■ **Dataset content**
━━━━━━━━━━━━━━━━━━━━━━━━━━━━━━

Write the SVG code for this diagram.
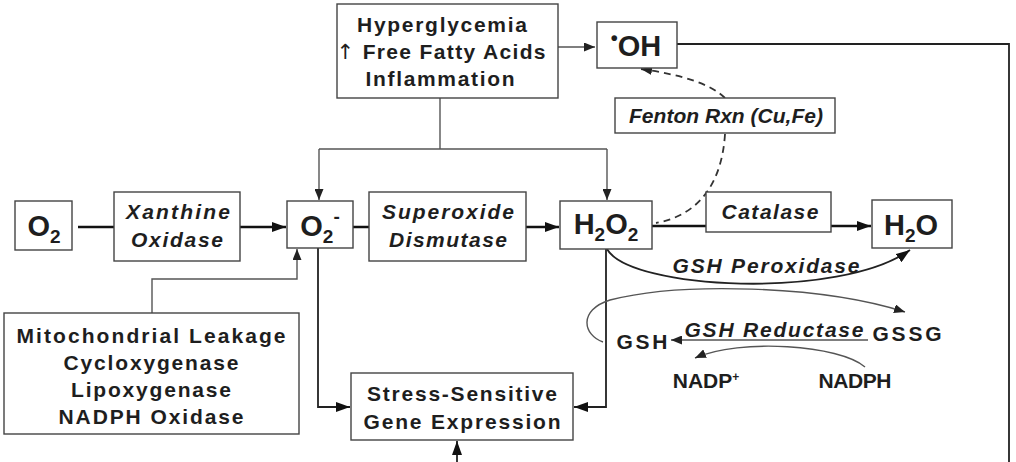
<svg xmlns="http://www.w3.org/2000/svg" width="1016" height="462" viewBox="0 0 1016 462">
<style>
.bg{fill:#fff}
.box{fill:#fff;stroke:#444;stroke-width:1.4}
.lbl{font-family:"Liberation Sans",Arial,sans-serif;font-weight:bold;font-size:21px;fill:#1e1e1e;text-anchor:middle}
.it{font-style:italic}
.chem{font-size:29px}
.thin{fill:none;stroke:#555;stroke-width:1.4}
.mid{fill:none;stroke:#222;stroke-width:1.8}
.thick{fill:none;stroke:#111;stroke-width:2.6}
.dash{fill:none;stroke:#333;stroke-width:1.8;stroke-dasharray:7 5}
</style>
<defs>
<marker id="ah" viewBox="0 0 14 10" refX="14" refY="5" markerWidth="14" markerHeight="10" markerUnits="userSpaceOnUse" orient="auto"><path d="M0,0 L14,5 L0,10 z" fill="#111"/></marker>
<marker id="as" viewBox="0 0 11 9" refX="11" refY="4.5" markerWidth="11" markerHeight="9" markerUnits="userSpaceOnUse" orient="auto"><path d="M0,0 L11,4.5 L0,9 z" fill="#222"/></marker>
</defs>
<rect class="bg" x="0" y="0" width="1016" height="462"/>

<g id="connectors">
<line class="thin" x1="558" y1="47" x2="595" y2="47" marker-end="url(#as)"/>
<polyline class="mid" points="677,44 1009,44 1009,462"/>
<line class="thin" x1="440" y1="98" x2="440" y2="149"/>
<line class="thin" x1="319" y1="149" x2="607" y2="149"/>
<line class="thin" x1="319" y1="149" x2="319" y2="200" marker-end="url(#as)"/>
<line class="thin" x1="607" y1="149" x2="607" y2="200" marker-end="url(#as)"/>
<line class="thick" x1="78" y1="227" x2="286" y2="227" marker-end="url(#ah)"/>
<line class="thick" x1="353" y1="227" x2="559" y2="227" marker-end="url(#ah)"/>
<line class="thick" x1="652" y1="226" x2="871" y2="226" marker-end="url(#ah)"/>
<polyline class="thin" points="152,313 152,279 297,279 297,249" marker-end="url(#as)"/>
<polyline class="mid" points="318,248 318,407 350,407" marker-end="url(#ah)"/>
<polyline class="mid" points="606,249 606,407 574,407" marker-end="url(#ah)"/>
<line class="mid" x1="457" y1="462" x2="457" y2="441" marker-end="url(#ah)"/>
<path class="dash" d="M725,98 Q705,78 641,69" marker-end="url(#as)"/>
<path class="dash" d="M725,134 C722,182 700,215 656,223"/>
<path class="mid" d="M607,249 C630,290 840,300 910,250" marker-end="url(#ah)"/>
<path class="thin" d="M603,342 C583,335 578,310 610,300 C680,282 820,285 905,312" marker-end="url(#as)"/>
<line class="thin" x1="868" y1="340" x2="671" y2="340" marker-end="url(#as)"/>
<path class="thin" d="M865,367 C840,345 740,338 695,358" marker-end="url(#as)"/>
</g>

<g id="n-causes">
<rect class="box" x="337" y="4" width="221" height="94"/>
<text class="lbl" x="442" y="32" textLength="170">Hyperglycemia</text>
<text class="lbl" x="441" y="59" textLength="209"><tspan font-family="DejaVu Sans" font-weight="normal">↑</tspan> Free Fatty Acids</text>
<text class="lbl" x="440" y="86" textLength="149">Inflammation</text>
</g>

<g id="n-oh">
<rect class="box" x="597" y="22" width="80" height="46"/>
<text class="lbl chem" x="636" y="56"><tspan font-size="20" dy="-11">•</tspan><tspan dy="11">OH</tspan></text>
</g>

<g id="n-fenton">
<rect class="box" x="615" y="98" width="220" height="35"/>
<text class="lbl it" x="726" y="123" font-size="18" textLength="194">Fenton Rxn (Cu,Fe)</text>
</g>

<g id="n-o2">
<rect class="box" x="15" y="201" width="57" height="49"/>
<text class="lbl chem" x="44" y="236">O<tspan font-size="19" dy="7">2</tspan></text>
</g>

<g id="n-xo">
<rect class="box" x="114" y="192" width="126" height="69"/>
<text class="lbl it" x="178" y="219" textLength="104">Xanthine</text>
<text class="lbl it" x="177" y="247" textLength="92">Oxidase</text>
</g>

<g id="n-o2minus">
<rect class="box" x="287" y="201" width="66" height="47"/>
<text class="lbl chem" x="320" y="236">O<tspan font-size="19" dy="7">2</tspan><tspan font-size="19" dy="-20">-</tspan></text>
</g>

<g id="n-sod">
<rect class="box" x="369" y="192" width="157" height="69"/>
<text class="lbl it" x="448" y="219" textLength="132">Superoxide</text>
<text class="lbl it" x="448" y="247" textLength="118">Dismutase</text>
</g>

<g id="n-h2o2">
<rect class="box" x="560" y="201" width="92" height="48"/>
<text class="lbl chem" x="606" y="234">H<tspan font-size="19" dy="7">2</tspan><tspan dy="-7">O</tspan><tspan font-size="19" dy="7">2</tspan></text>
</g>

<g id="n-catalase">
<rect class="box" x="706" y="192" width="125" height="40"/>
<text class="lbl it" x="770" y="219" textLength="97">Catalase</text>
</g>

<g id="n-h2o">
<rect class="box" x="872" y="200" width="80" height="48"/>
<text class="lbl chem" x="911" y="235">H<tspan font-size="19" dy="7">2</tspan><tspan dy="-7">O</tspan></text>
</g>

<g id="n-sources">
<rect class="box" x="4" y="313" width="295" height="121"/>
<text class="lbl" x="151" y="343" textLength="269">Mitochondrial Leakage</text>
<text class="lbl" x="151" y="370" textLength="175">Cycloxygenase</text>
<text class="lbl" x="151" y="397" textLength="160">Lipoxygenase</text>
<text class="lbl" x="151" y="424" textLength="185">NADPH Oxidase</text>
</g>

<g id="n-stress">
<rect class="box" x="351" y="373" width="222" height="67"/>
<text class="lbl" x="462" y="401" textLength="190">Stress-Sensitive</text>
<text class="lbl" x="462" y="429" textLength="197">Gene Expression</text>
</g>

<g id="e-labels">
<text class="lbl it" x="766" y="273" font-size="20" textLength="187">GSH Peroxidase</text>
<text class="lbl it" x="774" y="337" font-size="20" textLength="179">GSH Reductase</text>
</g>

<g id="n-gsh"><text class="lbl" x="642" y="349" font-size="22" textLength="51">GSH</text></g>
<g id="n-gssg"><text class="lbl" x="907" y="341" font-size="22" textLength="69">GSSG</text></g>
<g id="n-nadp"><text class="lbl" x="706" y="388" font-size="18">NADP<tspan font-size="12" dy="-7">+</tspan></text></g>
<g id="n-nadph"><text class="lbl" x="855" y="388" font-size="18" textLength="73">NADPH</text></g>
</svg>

━━━━━━━━━━━━━━━━━━━━━━━━━━━━━━

Your task is to repeat the data above exactly while excluding the pictures.

■ **Result for this task**
Write the SVG code for this diagram.
<svg xmlns="http://www.w3.org/2000/svg" width="1016" height="462" viewBox="0 0 1016 462">
<style>
.bg{fill:#fff}
.box{fill:#fff;stroke:#444;stroke-width:1.4}
.lbl{font-family:"Liberation Sans",Arial,sans-serif;font-weight:bold;font-size:21px;fill:#1e1e1e;text-anchor:middle}
.it{font-style:italic}
.chem{font-size:29px}
.thin{fill:none;stroke:#555;stroke-width:1.4}
.mid{fill:none;stroke:#222;stroke-width:1.8}
.thick{fill:none;stroke:#111;stroke-width:2.6}
.dash{fill:none;stroke:#333;stroke-width:1.8;stroke-dasharray:7 5}
</style>
<defs>
<marker id="ah" viewBox="0 0 14 10" refX="14" refY="5" markerWidth="14" markerHeight="10" markerUnits="userSpaceOnUse" orient="auto"><path d="M0,0 L14,5 L0,10 z" fill="#111"/></marker>
<marker id="as" viewBox="0 0 11 9" refX="11" refY="4.5" markerWidth="11" markerHeight="9" markerUnits="userSpaceOnUse" orient="auto"><path d="M0,0 L11,4.5 L0,9 z" fill="#222"/></marker>
</defs>
<rect class="bg" x="0" y="0" width="1016" height="462"/>

<g id="connectors">
<line class="thin" x1="558" y1="47" x2="595" y2="47" marker-end="url(#as)"/>
<polyline class="mid" points="677,44 1009,44 1009,462"/>
<line class="thin" x1="440" y1="98" x2="440" y2="149"/>
<line class="thin" x1="319" y1="149" x2="607" y2="149"/>
<line class="thin" x1="319" y1="149" x2="319" y2="200" marker-end="url(#as)"/>
<line class="thin" x1="607" y1="149" x2="607" y2="200" marker-end="url(#as)"/>
<line class="thick" x1="78" y1="227" x2="286" y2="227" marker-end="url(#ah)"/>
<line class="thick" x1="353" y1="227" x2="559" y2="227" marker-end="url(#ah)"/>
<line class="thick" x1="652" y1="226" x2="871" y2="226" marker-end="url(#ah)"/>
<polyline class="thin" points="152,313 152,279 297,279 297,249" marker-end="url(#as)"/>
<polyline class="mid" points="318,248 318,407 350,407" marker-end="url(#ah)"/>
<polyline class="mid" points="606,249 606,407 574,407" marker-end="url(#ah)"/>
<line class="mid" x1="457" y1="462" x2="457" y2="441" marker-end="url(#ah)"/>
<path class="dash" d="M725,98 Q705,78 641,69" marker-end="url(#as)"/>
<path class="dash" d="M725,134 C722,182 700,215 656,223"/>
<path class="mid" d="M607,249 C630,290 840,300 910,250" marker-end="url(#ah)"/>
<path class="thin" d="M603,342 C583,335 578,310 610,300 C680,282 820,285 905,312" marker-end="url(#as)"/>
<line class="thin" x1="868" y1="340" x2="671" y2="340" marker-end="url(#as)"/>
<path class="thin" d="M865,367 C840,345 740,338 695,358" marker-end="url(#as)"/>
</g>

<g id="n-causes">
<rect class="box" x="337" y="4" width="221" height="94"/>
<text class="lbl" x="442" y="32" textLength="170">Hyperglycemia</text>
<text class="lbl" x="441" y="59" textLength="209"><tspan font-family="DejaVu Sans" font-weight="normal">↑</tspan> Free Fatty Acids</text>
<text class="lbl" x="440" y="86" textLength="149">Inflammation</text>
</g>

<g id="n-oh">
<rect class="box" x="597" y="22" width="80" height="46"/>
<text class="lbl chem" x="636" y="56"><tspan font-size="20" dy="-11">•</tspan><tspan dy="11">OH</tspan></text>
</g>

<g id="n-fenton">
<rect class="box" x="615" y="98" width="220" height="35"/>
<text class="lbl it" x="726" y="123" font-size="18" textLength="194">Fenton Rxn (Cu,Fe)</text>
</g>

<g id="n-o2">
<rect class="box" x="15" y="201" width="57" height="49"/>
<text class="lbl chem" x="44" y="236">O<tspan font-size="19" dy="7">2</tspan></text>
</g>

<g id="n-xo">
<rect class="box" x="114" y="192" width="126" height="69"/>
<text class="lbl it" x="178" y="219" textLength="104">Xanthine</text>
<text class="lbl it" x="177" y="247" textLength="92">Oxidase</text>
</g>

<g id="n-o2minus">
<rect class="box" x="287" y="201" width="66" height="47"/>
<text class="lbl chem" x="320" y="236">O<tspan font-size="19" dy="7">2</tspan><tspan font-size="19" dy="-20">-</tspan></text>
</g>

<g id="n-sod">
<rect class="box" x="369" y="192" width="157" height="69"/>
<text class="lbl it" x="448" y="219" textLength="132">Superoxide</text>
<text class="lbl it" x="448" y="247" textLength="118">Dismutase</text>
</g>

<g id="n-h2o2">
<rect class="box" x="560" y="201" width="92" height="48"/>
<text class="lbl chem" x="606" y="234">H<tspan font-size="19" dy="7">2</tspan><tspan dy="-7">O</tspan><tspan font-size="19" dy="7">2</tspan></text>
</g>

<g id="n-catalase">
<rect class="box" x="706" y="192" width="125" height="40"/>
<text class="lbl it" x="770" y="219" textLength="97">Catalase</text>
</g>

<g id="n-h2o">
<rect class="box" x="872" y="200" width="80" height="48"/>
<text class="lbl chem" x="911" y="235">H<tspan font-size="19" dy="7">2</tspan><tspan dy="-7">O</tspan></text>
</g>

<g id="n-sources">
<rect class="box" x="4" y="313" width="295" height="121"/>
<text class="lbl" x="151" y="343" textLength="269">Mitochondrial Leakage</text>
<text class="lbl" x="151" y="370" textLength="175">Cycloxygenase</text>
<text class="lbl" x="151" y="397" textLength="160">Lipoxygenase</text>
<text class="lbl" x="151" y="424" textLength="185">NADPH Oxidase</text>
</g>

<g id="n-stress">
<rect class="box" x="351" y="373" width="222" height="67"/>
<text class="lbl" x="462" y="401" textLength="190">Stress-Sensitive</text>
<text class="lbl" x="462" y="429" textLength="197">Gene Expression</text>
</g>

<g id="e-labels">
<text class="lbl it" x="766" y="273" font-size="20" textLength="187">GSH Peroxidase</text>
<text class="lbl it" x="774" y="337" font-size="20" textLength="179">GSH Reductase</text>
</g>

<g id="n-gsh"><text class="lbl" x="642" y="349" font-size="22" textLength="51">GSH</text></g>
<g id="n-gssg"><text class="lbl" x="907" y="341" font-size="22" textLength="69">GSSG</text></g>
<g id="n-nadp"><text class="lbl" x="706" y="388" font-size="18">NADP<tspan font-size="12" dy="-7">+</tspan></text></g>
<g id="n-nadph"><text class="lbl" x="855" y="388" font-size="18" textLength="73">NADPH</text></g>
</svg>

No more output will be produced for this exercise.